Omit any picture, and return the remaining data exactly as written.
:: PROVIDED DATA
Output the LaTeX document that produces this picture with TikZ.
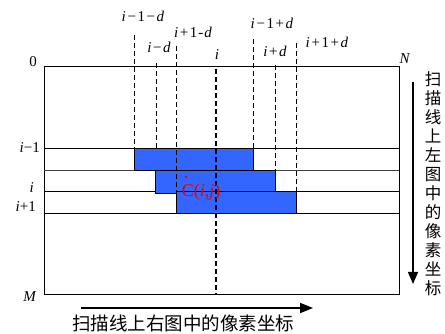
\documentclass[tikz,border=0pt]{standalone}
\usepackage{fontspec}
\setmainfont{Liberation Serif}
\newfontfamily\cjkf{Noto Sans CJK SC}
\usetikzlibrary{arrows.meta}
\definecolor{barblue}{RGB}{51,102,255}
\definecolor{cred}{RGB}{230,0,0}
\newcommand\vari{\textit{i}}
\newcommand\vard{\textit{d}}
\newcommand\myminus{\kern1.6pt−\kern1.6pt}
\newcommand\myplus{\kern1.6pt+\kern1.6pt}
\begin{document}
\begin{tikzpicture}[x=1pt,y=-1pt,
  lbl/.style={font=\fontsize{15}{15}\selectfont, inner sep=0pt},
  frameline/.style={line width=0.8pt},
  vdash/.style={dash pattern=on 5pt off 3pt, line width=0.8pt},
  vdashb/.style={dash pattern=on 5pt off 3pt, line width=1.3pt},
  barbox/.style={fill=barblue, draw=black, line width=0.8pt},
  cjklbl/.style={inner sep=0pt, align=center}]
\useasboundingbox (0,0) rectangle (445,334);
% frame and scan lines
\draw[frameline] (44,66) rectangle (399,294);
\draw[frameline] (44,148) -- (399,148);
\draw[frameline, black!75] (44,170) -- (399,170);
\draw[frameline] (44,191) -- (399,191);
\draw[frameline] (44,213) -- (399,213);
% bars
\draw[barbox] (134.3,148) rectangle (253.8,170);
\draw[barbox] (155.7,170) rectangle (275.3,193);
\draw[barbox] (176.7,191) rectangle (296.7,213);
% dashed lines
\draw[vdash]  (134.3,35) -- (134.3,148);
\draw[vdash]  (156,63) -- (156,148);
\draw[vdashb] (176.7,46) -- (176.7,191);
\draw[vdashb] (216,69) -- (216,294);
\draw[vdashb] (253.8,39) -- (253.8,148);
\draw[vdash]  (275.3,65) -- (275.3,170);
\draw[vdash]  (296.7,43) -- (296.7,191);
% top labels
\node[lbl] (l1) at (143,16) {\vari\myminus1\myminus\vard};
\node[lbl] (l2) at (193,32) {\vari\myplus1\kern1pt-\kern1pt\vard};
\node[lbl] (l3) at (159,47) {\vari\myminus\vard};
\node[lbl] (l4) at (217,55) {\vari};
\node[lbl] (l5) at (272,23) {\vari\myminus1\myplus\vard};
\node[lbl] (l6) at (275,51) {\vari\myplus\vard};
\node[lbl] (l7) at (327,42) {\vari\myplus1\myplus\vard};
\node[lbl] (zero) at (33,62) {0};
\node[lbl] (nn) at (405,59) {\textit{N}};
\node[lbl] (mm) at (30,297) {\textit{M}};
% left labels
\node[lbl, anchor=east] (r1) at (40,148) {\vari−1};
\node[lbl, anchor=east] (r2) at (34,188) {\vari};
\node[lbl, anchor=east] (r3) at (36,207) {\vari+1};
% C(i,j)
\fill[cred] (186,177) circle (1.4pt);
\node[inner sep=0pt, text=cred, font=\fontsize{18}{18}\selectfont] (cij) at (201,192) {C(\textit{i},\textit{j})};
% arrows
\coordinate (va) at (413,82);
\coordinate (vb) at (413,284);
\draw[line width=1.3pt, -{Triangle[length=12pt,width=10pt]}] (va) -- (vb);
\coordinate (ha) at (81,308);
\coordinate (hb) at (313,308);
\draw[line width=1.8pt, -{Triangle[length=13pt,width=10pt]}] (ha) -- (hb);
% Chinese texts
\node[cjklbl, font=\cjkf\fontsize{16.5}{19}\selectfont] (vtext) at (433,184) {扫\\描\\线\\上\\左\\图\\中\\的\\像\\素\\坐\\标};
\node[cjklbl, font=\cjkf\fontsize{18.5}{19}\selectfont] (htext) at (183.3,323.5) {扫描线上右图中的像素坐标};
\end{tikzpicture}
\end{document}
::::
* [EXPECTED ANSWER]
Output the LaTeX document that produces this picture with TikZ.
\documentclass[tikz,border=0pt]{standalone}
\usepackage{fontspec}
\setmainfont{Liberation Serif}
\newfontfamily\cjkf{Noto Sans CJK SC}
\usetikzlibrary{arrows.meta}
\definecolor{barblue}{RGB}{51,102,255}
\definecolor{cred}{RGB}{230,0,0}
\newcommand\vari{\textit{i}}
\newcommand\vard{\textit{d}}
\newcommand\myminus{\kern1.6pt−\kern1.6pt}
\newcommand\myplus{\kern1.6pt+\kern1.6pt}
\begin{document}
\begin{tikzpicture}[x=1pt,y=-1pt,
  lbl/.style={font=\fontsize{15}{15}\selectfont, inner sep=0pt},
  frameline/.style={line width=0.8pt},
  vdash/.style={dash pattern=on 5pt off 3pt, line width=0.8pt},
  vdashb/.style={dash pattern=on 5pt off 3pt, line width=1.3pt},
  barbox/.style={fill=barblue, draw=black, line width=0.8pt},
  cjklbl/.style={inner sep=0pt, align=center}]
\useasboundingbox (0,0) rectangle (445,334);
% frame and scan lines
\draw[frameline] (44,66) rectangle (399,294);
\draw[frameline] (44,148) -- (399,148);
\draw[frameline, black!75] (44,170) -- (399,170);
\draw[frameline] (44,191) -- (399,191);
\draw[frameline] (44,213) -- (399,213);
% bars
\draw[barbox] (134.3,148) rectangle (253.8,170);
\draw[barbox] (155.7,170) rectangle (275.3,193);
\draw[barbox] (176.7,191) rectangle (296.7,213);
% dashed lines
\draw[vdash]  (134.3,35) -- (134.3,148);
\draw[vdash]  (156,63) -- (156,148);
\draw[vdashb] (176.7,46) -- (176.7,191);
\draw[vdashb] (216,69) -- (216,294);
\draw[vdashb] (253.8,39) -- (253.8,148);
\draw[vdash]  (275.3,65) -- (275.3,170);
\draw[vdash]  (296.7,43) -- (296.7,191);
% top labels
\node[lbl] (l1) at (143,16) {\vari\myminus1\myminus\vard};
\node[lbl] (l2) at (193,32) {\vari\myplus1\kern1pt-\kern1pt\vard};
\node[lbl] (l3) at (159,47) {\vari\myminus\vard};
\node[lbl] (l4) at (217,55) {\vari};
\node[lbl] (l5) at (272,23) {\vari\myminus1\myplus\vard};
\node[lbl] (l6) at (275,51) {\vari\myplus\vard};
\node[lbl] (l7) at (327,42) {\vari\myplus1\myplus\vard};
\node[lbl] (zero) at (33,62) {0};
\node[lbl] (nn) at (405,59) {\textit{N}};
\node[lbl] (mm) at (30,297) {\textit{M}};
% left labels
\node[lbl, anchor=east] (r1) at (40,148) {\vari−1};
\node[lbl, anchor=east] (r2) at (34,188) {\vari};
\node[lbl, anchor=east] (r3) at (36,207) {\vari+1};
% C(i,j)
\fill[cred] (186,177) circle (1.4pt);
\node[inner sep=0pt, text=cred, font=\fontsize{18}{18}\selectfont] (cij) at (201,192) {C(\textit{i},\textit{j})};
% arrows
\coordinate (va) at (413,82);
\coordinate (vb) at (413,284);
\draw[line width=1.3pt, -{Triangle[length=12pt,width=10pt]}] (va) -- (vb);
\coordinate (ha) at (81,308);
\coordinate (hb) at (313,308);
\draw[line width=1.8pt, -{Triangle[length=13pt,width=10pt]}] (ha) -- (hb);
% Chinese texts
\node[cjklbl, font=\cjkf\fontsize{16.5}{19}\selectfont] (vtext) at (433,184) {扫\\描\\线\\上\\左\\图\\中\\的\\像\\素\\坐\\标};
\node[cjklbl, font=\cjkf\fontsize{18.5}{19}\selectfont] (htext) at (183.3,323.5) {扫描线上右图中的像素坐标};
\end{tikzpicture}
\end{document}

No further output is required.